— start of Material —
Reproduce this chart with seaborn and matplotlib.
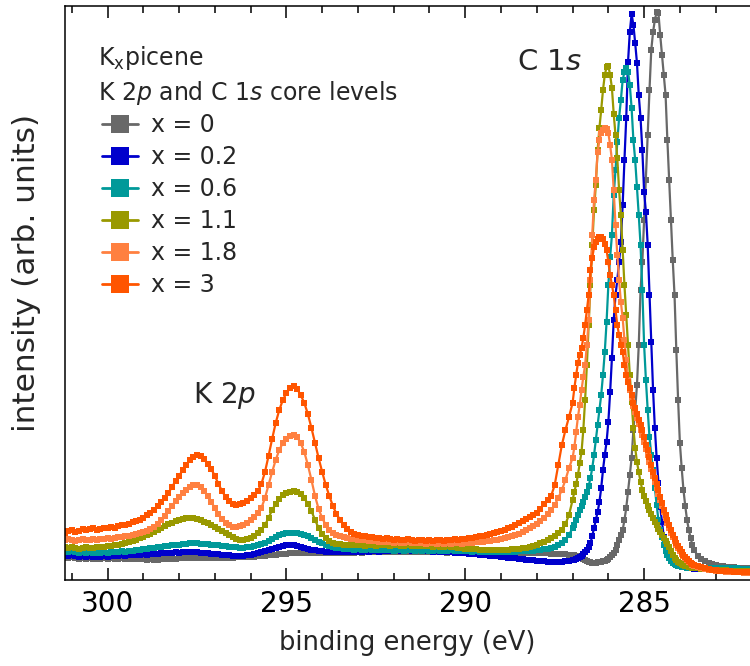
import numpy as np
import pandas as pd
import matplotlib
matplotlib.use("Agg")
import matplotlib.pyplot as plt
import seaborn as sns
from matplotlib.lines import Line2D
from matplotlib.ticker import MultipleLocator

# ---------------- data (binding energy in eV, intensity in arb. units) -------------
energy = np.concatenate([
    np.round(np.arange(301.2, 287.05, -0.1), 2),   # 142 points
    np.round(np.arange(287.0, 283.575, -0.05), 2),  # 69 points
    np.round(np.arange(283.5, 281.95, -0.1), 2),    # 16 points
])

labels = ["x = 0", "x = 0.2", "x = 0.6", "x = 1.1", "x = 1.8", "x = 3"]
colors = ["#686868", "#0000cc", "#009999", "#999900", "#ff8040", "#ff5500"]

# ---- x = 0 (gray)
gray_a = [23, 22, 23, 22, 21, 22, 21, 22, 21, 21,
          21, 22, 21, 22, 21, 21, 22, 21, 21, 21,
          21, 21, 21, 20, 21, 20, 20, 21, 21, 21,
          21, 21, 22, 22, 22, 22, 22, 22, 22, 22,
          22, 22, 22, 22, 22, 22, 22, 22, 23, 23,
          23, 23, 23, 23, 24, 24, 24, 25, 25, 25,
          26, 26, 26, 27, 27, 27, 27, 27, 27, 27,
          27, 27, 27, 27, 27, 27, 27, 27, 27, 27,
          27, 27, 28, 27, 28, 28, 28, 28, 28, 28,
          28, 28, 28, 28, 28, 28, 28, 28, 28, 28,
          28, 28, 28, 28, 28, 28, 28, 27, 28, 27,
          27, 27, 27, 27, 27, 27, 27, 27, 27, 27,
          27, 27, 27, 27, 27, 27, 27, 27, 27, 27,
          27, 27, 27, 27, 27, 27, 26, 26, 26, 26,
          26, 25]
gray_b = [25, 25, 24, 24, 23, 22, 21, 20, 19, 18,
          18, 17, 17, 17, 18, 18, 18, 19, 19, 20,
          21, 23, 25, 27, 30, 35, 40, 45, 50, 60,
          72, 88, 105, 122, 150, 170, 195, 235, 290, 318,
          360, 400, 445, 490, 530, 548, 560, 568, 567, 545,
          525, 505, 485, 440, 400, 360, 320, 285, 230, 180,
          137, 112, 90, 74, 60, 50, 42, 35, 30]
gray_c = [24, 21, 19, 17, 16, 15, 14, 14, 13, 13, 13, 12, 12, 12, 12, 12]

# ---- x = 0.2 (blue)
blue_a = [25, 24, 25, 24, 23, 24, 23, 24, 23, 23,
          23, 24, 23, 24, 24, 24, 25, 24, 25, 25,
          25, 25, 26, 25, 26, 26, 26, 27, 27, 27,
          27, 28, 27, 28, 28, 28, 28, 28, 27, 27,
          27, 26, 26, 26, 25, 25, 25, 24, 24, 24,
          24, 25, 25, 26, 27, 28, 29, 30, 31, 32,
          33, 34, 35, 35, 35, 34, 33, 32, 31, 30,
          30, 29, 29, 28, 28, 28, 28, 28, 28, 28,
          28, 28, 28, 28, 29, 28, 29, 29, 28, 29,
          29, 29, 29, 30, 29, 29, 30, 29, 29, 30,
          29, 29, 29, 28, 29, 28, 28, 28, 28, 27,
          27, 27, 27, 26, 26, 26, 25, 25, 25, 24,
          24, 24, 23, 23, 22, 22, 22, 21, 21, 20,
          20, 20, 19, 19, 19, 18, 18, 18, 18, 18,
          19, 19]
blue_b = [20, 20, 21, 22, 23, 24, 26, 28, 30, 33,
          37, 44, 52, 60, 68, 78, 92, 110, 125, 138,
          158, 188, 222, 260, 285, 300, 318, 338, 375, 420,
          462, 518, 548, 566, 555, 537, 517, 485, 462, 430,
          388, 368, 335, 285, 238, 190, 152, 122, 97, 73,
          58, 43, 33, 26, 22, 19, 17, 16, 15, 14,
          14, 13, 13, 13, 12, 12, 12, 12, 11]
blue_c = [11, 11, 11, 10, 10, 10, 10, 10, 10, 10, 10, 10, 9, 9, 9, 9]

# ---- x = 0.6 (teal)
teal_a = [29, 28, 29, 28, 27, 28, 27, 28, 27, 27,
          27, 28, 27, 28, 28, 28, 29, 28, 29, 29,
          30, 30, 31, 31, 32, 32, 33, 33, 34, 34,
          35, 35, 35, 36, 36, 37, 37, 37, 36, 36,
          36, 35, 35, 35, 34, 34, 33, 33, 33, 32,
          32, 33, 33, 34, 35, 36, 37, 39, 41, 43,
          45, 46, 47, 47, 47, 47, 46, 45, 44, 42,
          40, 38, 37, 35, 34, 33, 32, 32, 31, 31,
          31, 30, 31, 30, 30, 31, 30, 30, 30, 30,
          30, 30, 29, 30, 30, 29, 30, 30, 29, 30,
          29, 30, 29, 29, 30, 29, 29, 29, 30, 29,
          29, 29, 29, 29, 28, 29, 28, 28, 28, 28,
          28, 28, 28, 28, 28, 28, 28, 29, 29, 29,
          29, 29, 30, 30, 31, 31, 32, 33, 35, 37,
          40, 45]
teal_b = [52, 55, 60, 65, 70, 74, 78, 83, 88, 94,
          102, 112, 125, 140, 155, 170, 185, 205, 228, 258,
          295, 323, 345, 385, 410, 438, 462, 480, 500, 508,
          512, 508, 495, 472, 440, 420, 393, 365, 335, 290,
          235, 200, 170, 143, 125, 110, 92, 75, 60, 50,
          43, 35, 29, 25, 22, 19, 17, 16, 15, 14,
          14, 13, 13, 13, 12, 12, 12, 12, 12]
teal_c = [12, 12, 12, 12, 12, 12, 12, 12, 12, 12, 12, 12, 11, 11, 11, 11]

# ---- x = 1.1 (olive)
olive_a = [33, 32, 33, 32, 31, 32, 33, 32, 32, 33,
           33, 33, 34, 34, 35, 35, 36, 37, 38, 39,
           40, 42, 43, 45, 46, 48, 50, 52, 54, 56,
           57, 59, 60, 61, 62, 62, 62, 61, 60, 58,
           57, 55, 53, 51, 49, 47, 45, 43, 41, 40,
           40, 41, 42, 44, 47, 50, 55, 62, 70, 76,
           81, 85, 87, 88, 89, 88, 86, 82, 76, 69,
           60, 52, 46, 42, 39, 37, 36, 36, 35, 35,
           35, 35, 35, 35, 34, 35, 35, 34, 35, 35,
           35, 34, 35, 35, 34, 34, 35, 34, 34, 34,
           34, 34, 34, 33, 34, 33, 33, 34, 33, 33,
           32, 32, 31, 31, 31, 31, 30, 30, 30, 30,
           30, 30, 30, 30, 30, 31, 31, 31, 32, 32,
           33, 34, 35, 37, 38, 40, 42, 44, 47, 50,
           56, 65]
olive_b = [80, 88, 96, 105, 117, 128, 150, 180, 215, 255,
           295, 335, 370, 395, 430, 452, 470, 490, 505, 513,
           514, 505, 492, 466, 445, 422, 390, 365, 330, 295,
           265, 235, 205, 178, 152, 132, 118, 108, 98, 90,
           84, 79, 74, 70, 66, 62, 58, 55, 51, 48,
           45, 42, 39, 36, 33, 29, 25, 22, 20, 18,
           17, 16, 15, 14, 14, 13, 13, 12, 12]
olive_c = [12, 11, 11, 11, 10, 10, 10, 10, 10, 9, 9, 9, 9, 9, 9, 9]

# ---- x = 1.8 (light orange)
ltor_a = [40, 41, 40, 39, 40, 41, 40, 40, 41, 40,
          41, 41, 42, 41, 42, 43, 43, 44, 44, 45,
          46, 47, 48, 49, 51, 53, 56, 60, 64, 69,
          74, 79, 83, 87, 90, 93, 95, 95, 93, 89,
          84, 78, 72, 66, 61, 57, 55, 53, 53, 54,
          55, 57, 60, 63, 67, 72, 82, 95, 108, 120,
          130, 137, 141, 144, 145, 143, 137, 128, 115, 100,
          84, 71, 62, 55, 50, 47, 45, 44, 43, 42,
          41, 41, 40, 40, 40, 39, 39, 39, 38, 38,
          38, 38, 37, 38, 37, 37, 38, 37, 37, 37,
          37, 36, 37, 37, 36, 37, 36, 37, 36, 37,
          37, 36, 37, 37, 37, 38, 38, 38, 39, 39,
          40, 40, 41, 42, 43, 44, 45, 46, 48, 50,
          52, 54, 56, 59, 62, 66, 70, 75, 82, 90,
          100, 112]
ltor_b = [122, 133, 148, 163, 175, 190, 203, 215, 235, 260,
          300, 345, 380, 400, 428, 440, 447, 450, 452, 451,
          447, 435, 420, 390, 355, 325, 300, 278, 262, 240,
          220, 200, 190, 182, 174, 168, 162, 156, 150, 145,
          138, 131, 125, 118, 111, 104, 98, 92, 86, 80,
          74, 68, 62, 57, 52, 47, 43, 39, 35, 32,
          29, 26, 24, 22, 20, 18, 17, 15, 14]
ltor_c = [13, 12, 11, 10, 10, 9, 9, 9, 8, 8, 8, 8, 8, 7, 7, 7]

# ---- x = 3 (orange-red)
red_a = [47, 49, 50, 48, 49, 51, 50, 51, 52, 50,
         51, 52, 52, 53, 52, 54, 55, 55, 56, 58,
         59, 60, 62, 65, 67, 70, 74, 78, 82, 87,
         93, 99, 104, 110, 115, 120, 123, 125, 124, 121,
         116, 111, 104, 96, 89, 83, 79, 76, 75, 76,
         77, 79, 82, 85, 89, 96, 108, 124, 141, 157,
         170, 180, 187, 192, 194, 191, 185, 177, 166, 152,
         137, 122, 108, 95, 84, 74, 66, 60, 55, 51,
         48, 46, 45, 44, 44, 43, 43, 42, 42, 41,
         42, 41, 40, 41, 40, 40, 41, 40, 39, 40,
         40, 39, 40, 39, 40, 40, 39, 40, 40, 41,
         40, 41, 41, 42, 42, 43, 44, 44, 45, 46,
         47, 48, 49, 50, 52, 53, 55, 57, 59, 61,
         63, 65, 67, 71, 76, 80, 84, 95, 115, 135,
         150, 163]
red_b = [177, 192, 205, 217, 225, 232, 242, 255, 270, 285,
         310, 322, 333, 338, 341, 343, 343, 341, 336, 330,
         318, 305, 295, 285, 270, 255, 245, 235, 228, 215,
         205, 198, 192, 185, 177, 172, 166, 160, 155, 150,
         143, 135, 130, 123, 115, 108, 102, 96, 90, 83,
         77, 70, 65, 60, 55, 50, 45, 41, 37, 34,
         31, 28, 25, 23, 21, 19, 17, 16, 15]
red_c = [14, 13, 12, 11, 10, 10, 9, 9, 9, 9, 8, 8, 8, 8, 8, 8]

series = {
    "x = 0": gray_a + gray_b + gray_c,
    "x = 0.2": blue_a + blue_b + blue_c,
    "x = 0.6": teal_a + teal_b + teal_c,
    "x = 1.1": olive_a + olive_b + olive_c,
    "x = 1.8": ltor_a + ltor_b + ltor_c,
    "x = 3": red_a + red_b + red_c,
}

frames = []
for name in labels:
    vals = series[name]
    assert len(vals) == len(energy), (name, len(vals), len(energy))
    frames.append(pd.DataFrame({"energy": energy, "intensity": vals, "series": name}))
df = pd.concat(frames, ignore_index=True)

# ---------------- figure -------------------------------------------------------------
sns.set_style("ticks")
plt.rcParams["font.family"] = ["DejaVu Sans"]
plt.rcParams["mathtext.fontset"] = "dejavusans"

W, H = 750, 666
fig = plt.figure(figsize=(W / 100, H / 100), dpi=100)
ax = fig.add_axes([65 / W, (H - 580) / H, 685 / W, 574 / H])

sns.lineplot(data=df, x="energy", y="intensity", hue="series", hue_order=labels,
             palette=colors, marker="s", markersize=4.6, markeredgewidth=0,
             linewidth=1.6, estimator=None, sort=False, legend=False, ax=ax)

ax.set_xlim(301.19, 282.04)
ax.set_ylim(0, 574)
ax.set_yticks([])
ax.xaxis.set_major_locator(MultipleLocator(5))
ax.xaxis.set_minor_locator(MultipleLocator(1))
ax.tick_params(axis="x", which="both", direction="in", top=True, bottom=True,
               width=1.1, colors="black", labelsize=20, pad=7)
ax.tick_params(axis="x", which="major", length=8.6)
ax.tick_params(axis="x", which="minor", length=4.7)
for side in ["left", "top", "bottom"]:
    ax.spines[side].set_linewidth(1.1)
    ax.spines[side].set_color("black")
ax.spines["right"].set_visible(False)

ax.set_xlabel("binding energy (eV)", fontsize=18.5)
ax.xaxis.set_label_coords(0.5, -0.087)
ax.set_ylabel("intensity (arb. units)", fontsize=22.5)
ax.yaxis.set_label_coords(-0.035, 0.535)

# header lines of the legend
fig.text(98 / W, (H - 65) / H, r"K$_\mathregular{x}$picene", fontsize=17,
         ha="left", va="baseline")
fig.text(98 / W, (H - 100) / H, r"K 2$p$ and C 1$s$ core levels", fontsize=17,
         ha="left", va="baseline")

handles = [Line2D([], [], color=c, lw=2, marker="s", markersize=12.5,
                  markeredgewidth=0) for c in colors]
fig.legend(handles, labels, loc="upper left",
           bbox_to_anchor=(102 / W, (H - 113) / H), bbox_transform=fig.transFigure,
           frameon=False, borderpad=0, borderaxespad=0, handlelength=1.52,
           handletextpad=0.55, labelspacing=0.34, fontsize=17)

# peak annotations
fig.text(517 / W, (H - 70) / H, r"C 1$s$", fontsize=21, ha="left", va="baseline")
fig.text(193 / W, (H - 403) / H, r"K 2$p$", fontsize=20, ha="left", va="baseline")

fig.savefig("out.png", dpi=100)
— end of Material —
Only the lines from the top of the data through the line with "from matplotlib.ticker import MultipleLocator" should be quoted, exactly and with both ends kept; skip the pictures.

Reproduce this chart with seaborn and matplotlib.
import numpy as np
import pandas as pd
import matplotlib
matplotlib.use("Agg")
import matplotlib.pyplot as plt
import seaborn as sns
from matplotlib.lines import Line2D
from matplotlib.ticker import MultipleLocator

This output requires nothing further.